**WORK TO DO:** Please print exactly the lines below, from the start of the material up to and including the line with "(0,0) rectangle (653,412);", but none of the pictures.

**INFORMATION PROVIDED:**
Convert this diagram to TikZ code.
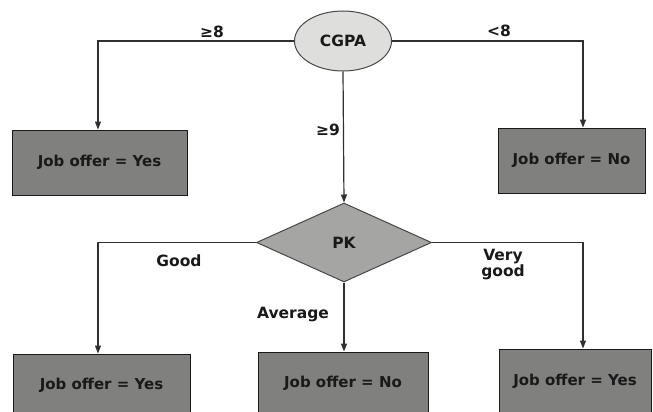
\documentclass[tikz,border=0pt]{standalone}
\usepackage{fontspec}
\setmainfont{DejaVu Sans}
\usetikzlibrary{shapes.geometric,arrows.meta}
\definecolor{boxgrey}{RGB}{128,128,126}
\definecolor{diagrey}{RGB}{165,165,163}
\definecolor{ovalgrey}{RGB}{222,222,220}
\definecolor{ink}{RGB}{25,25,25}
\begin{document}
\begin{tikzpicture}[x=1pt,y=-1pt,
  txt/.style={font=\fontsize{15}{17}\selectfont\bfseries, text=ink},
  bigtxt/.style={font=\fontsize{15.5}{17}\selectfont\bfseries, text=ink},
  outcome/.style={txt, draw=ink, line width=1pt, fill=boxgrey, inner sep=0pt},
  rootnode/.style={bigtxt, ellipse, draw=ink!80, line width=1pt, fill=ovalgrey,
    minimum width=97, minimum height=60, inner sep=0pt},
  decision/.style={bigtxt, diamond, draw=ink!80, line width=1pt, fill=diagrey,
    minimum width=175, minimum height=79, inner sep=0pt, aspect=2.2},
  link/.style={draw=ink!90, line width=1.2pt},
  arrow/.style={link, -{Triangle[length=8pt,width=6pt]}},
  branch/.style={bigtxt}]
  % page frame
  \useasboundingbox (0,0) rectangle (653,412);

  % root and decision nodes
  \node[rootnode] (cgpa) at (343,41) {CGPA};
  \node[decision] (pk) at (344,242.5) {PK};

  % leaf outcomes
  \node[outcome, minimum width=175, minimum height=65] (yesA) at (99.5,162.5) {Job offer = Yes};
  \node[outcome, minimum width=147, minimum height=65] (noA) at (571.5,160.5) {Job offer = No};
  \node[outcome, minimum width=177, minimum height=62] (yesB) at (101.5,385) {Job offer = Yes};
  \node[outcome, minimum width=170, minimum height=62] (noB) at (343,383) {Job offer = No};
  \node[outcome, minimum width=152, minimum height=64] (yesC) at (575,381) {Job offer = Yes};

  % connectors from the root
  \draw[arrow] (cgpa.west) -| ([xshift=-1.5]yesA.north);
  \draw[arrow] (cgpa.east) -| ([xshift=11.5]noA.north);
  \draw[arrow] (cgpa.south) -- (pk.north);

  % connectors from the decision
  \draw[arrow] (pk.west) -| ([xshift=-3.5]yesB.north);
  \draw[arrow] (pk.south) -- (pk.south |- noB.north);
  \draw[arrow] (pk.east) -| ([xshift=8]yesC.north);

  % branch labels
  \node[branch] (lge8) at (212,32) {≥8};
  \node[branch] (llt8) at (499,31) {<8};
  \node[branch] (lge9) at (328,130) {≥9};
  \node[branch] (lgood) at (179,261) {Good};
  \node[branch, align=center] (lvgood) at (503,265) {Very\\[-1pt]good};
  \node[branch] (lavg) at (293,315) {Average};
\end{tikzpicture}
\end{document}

**FINISHED ANSWER:**
Convert this diagram to TikZ code.
\documentclass[tikz,border=0pt]{standalone}
\usepackage{fontspec}
\setmainfont{DejaVu Sans}
\usetikzlibrary{shapes.geometric,arrows.meta}
\definecolor{boxgrey}{RGB}{128,128,126}
\definecolor{diagrey}{RGB}{165,165,163}
\definecolor{ovalgrey}{RGB}{222,222,220}
\definecolor{ink}{RGB}{25,25,25}
\begin{document}
\begin{tikzpicture}[x=1pt,y=-1pt,
  txt/.style={font=\fontsize{15}{17}\selectfont\bfseries, text=ink},
  bigtxt/.style={font=\fontsize{15.5}{17}\selectfont\bfseries, text=ink},
  outcome/.style={txt, draw=ink, line width=1pt, fill=boxgrey, inner sep=0pt},
  rootnode/.style={bigtxt, ellipse, draw=ink!80, line width=1pt, fill=ovalgrey,
    minimum width=97, minimum height=60, inner sep=0pt},
  decision/.style={bigtxt, diamond, draw=ink!80, line width=1pt, fill=diagrey,
    minimum width=175, minimum height=79, inner sep=0pt, aspect=2.2},
  link/.style={draw=ink!90, line width=1.2pt},
  arrow/.style={link, -{Triangle[length=8pt,width=6pt]}},
  branch/.style={bigtxt}]
  % page frame
  \useasboundingbox (0,0) rectangle (653,412);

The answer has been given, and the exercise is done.